** Start **

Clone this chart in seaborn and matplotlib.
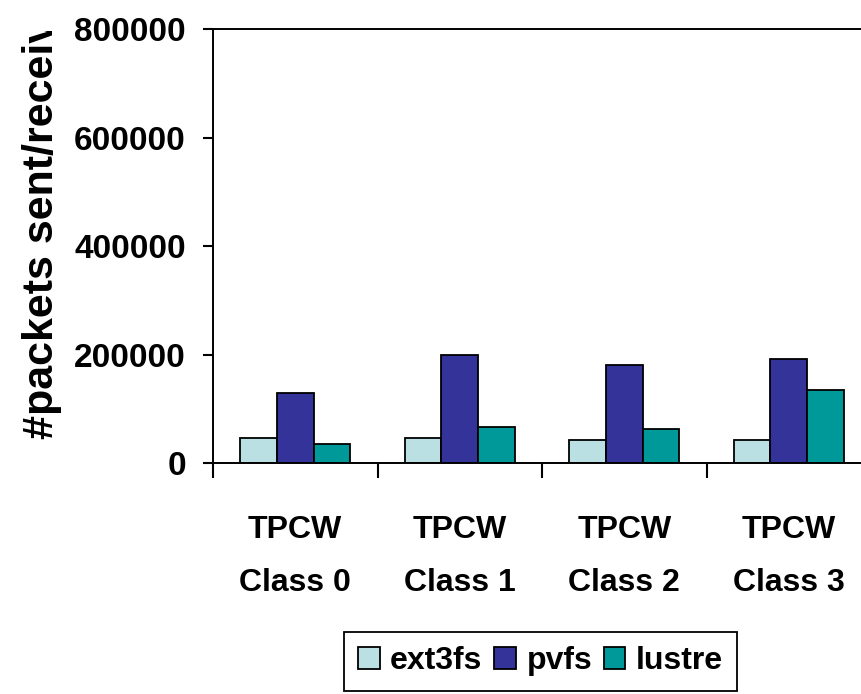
import matplotlib
matplotlib.use("Agg")
import matplotlib.pyplot as plt
from matplotlib.transforms import Bbox
import seaborn as sns
import pandas as pd

categories = ["TPCW\nClass 0", "TPCW\nClass 1", "TPCW\nClass 2", "TPCW\nClass 3"]
series_names = ["ext3fs", "pvfs", "lustre"]
ext3fs = [46000, 46000, 43500, 43500]
pvfs = [129000, 199000, 181500, 191500]
lustre = [35500, 66500, 62500, 135500]
yticks = [0, 200000, 400000, 600000, 800000]
ylabel = "#packets sent/received"
colors = ["#BBE0E3", "#333399", "#009999"]

rows = []
for name, vals in zip(series_names, [ext3fs, pvfs, lustre]):
    for c, v in zip(categories, vals):
        rows.append({"cls": c, "fs": name, "packets": v})
df = pd.DataFrame(rows)

sns.set_style("white")
plt.rcParams["font.family"] = ["Liberation Sans", "DejaVu Sans"]
plt.rcParams["font.weight"] = "bold"
plt.rcParams["text.color"] = "black"
plt.rcParams["xtick.color"] = "black"
plt.rcParams["ytick.color"] = "black"
plt.rcParams["axes.labelcolor"] = "black"

W, H = 861, 694
fig = plt.figure(figsize=(W / 100, H / 100), dpi=100)
left, right, bottom, top = 213, 871, 463.3, 29
ax = fig.add_axes([left / W, 1 - bottom / H, (right - left) / W, (bottom - top) / H])

sns.barplot(data=df, x="cls", y="packets", hue="fs", palette=colors,
            hue_order=series_names, order=categories, width=0.67, saturation=1,
            edgecolor="black", linewidth=1.3, ax=ax, errorbar=None)

ax.set_xlim(-0.5, 3.5)
ax.set_ylim(0, 800000)
ax.set_yticks(yticks)
ax.set_yticklabels([str(t) for t in yticks], fontsize=24, fontweight="bold", color="black")
ax.tick_params(axis="y", direction="out", length=7.5, width=1.5, pad=12, left=True, color="black")

ax.set_xticks(range(len(categories)))
ax.set_xticklabels(categories, fontsize=23, fontweight="bold", linespacing=2.0, color="black")
ax.tick_params(axis="x", which="major", length=0, pad=37)
ax.set_xticks([-0.5, 0.5, 1.5, 2.5, 3.5], minor=True)
ax.tick_params(axis="x", which="minor", direction="out", length=11, width=1.5, bottom=True, color="black")

for s in ["left", "bottom", "top", "right"]:
    ax.spines[s].set_visible(True)
    ax.spines[s].set_color("black")
    ax.spines[s].set_linewidth(1.4)

ax.set_xlabel("")
ax.set_ylabel(ylabel, fontsize=31, fontweight="bold", loc="bottom", color="black")
ax.yaxis.set_label_coords(-0.2295, 0.055)
lab = ax.yaxis.label
lab.set_clip_box(Bbox.from_extents(0, 0, W, H - 31))
lab.set_clip_on(True)

handles, labels = ax.get_legend_handles_labels()
if ax.get_legend() is not None:
    ax.get_legend().remove()
leg = fig.legend(handles, labels, loc="upper center", bbox_to_anchor=(540.5 / W, 1 - 632 / H),
                 bbox_transform=fig.transFigure, ncol=3, frameon=True,
                 fancybox=False, shadow=False, borderaxespad=0, handlelength=0.68,
                 handleheight=0.68, handletextpad=0.33, columnspacing=0.36, borderpad=0.45,
                 prop={"weight": "bold", "size": 23})
leg.get_frame().set_edgecolor("black")
leg.get_frame().set_linewidth(1.3)
leg.get_frame().set_alpha(1)

fig.savefig("out.png", dpi=100)
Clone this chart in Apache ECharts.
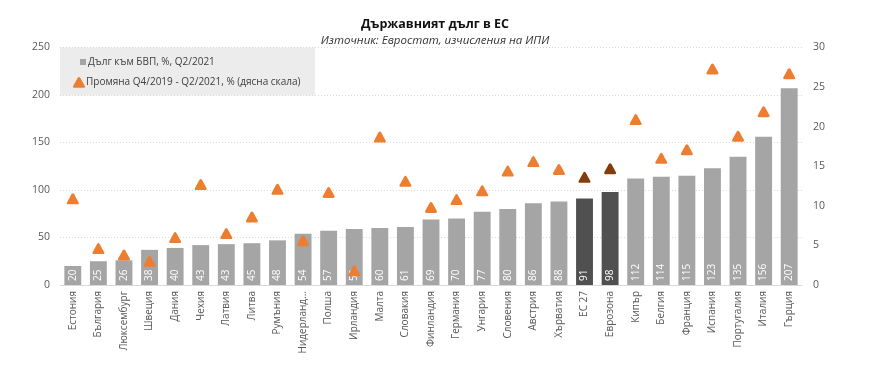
<!DOCTYPE html>
<html><head><meta charset="utf-8">
<script src="https://cdn.jsdelivr.net/npm/echarts@6/dist/echarts.min.js"></script>
<style>html,body{margin:0;padding:0;background:#fff}#c{width:872px;height:381px}</style>
</head><body><div id="c"></div>
<script>
const categories = ["Естония","България","Люксембург","Швеция","Дания","Чехия","Латвия","Литва","Румъния","Нидерландия","Полша","Ирландия","Малта","Словакия","Финландия","Германия","Унгария","Словения","Австрия","Хърватия","ЕС 27","Еврозона","Кипър","Белгия","Франция","Испания","Португалия","Италия","Гърция"];
const debtToGDP = [20,25,26,38,40,43,43,45,48,54,57,59,60,61,69,70,77,80,86,88,91,98,112,114,115,123,135,156,207];
const debtBarHeights = [20,25,26,37,39,42,43,44,47,54,57,59,60,61,69,70,77,80,86,88,91,98,112,114,115,123,135,156,207];
const changeQ4_2019_Q2_2021 = [10.9,4.6,3.8,3.0,6.0,12.7,6.5,8.6,12.1,5.6,11.7,1.8,18.7,13.1,9.8,10.8,11.9,14.4,15.6,14.6,13.6,14.7,20.9,16.0,17.1,27.3,18.8,21.9,26.7];
const aggregates = ["ЕС 27","Еврозона"];

const FONT = '"Open Sans", "Liberation Sans", sans-serif';
const GRAY = '#a5a5a5', DARK = '#505050', ORANGE = '#ed7d31', BROWN = '#843c0c';
const TRI = 'path://M4.6,1.4 Q6,-0.8 7.4,1.4 L11.6,9 Q12.6,11 10.4,11 L1.6,11 Q-0.6,11 0.4,9 Z';
const chart = echarts.init(document.getElementById('c'), null, {renderer:'canvas'});
chart.setOption({
  animation:false,
  textStyle:{fontFamily:FONT},
  title:[
    {text:'Държавният дълг в ЕС', left:430, top:13, textAlign:'center',
     textStyle:{fontSize:12.5, fontWeight:'bold', color:'#111', fontFamily:FONT}},
    {text:'Източник: Евростат, изчисления на ИПИ', left:430, top:30, textAlign:'center',
     textStyle:{fontSize:11.5, fontStyle:'italic', fontWeight:'normal', color:'#333', fontFamily:FONT}}
  ],
  graphic:[{type:'rect', left:60, top:47.5, shape:{width:255, height:48}, style:{fill:'#ececec'}, z:-1}],
  legend:[
    {data:[{name:'Дълг към БВП, %, Q2/2021', icon:'rect', itemStyle:{color:GRAY}}], left:75, top:52, itemWidth:6, itemHeight:6, itemGap:0,
     textStyle:{fontSize:10, color:'#404040', padding:[0,0,0,-3]}},
    {data:[{name:'Промяна Q4/2019 - Q2/2021, % (дясна скала)', icon:TRI, itemStyle:{color:ORANGE}}], left:68, top:72, itemWidth:12, itemHeight:11,
     textStyle:{fontSize:10, color:'#404040', padding:[0,0,0,-4]}}
  ],
  grid:{left:60, right:70, top:47.5, bottom:96},
  xAxis:{type:'category', data:categories,
    axisLine:{lineStyle:{color:'#d9d9d9'}}, axisTick:{show:false},
    axisLabel:{rotate:90, interval:0, fontSize:10, color:'#595959', margin:6,
      formatter:v => v.length > 10 ? v.slice(0,9) + '...' : v}},
  yAxis:[
    {type:'value', min:0, max:250, interval:50, position:'left',
     axisLabel:{fontSize:10.5, color:'#595959', margin:10},
     axisLine:{show:false}, axisTick:{show:false},
     splitLine:{lineStyle:{color:'#d9d9d9', type:[1,2]}}},
    {type:'value', min:0, max:30, interval:5, position:'right',
     axisLabel:{fontSize:10.5, color:'#595959', margin:11},
     axisLine:{show:false}, axisTick:{show:false}, splitLine:{show:false}}
  ],
  series:[
    {name:'Дълг към БВП, %, Q2/2021', type:'bar', data:debtBarHeights, barWidth:'66%',
     itemStyle:{color: p => aggregates.includes(p.name) ? DARK : GRAY},
     label:{show:true, position:'insideBottom', rotate:90, align:'left', verticalAlign:'middle', distance:4,
       color:'#fff', fontSize:10, formatter: p => debtToGDP[p.dataIndex]}},
    {name:'Промяна Q4/2019 - Q2/2021, % (дясна скала)', type:'scatter', yAxisIndex:1,
     data:changeQ4_2019_Q2_2021, symbol:TRI, symbolSize:[12,11],
     itemStyle:{opacity:1, color: p => aggregates.includes(categories[p.dataIndex]) ? BROWN : ORANGE}, z:5}
  ]
});
</script></body></html>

** End **

Copy nothing but the lines from the first one in the listing through the line with "ax.spines[s].set_linewidth(1.4)", and omit the pictures.

Clone this chart in seaborn and matplotlib.
import matplotlib
matplotlib.use("Agg")
import matplotlib.pyplot as plt
from matplotlib.transforms import Bbox
import seaborn as sns
import pandas as pd

categories = ["TPCW\nClass 0", "TPCW\nClass 1", "TPCW\nClass 2", "TPCW\nClass 3"]
series_names = ["ext3fs", "pvfs", "lustre"]
ext3fs = [46000, 46000, 43500, 43500]
pvfs = [129000, 199000, 181500, 191500]
lustre = [35500, 66500, 62500, 135500]
yticks = [0, 200000, 400000, 600000, 800000]
ylabel = "#packets sent/received"
colors = ["#BBE0E3", "#333399", "#009999"]

rows = []
for name, vals in zip(series_names, [ext3fs, pvfs, lustre]):
    for c, v in zip(categories, vals):
        rows.append({"cls": c, "fs": name, "packets": v})
df = pd.DataFrame(rows)

sns.set_style("white")
plt.rcParams["font.family"] = ["Liberation Sans", "DejaVu Sans"]
plt.rcParams["font.weight"] = "bold"
plt.rcParams["text.color"] = "black"
plt.rcParams["xtick.color"] = "black"
plt.rcParams["ytick.color"] = "black"
plt.rcParams["axes.labelcolor"] = "black"

W, H = 861, 694
fig = plt.figure(figsize=(W / 100, H / 100), dpi=100)
left, right, bottom, top = 213, 871, 463.3, 29
ax = fig.add_axes([left / W, 1 - bottom / H, (right - left) / W, (bottom - top) / H])

sns.barplot(data=df, x="cls", y="packets", hue="fs", palette=colors,
            hue_order=series_names, order=categories, width=0.67, saturation=1,
            edgecolor="black", linewidth=1.3, ax=ax, errorbar=None)

ax.set_xlim(-0.5, 3.5)
ax.set_ylim(0, 800000)
ax.set_yticks(yticks)
ax.set_yticklabels([str(t) for t in yticks], fontsize=24, fontweight="bold", color="black")
ax.tick_params(axis="y", direction="out", length=7.5, width=1.5, pad=12, left=True, color="black")

ax.set_xticks(range(len(categories)))
ax.set_xticklabels(categories, fontsize=23, fontweight="bold", linespacing=2.0, color="black")
ax.tick_params(axis="x", which="major", length=0, pad=37)
ax.set_xticks([-0.5, 0.5, 1.5, 2.5, 3.5], minor=True)
ax.tick_params(axis="x", which="minor", direction="out", length=11, width=1.5, bottom=True, color="black")

for s in ["left", "bottom", "top", "right"]:
    ax.spines[s].set_visible(True)
    ax.spines[s].set_color("black")
    ax.spines[s].set_linewidth(1.4)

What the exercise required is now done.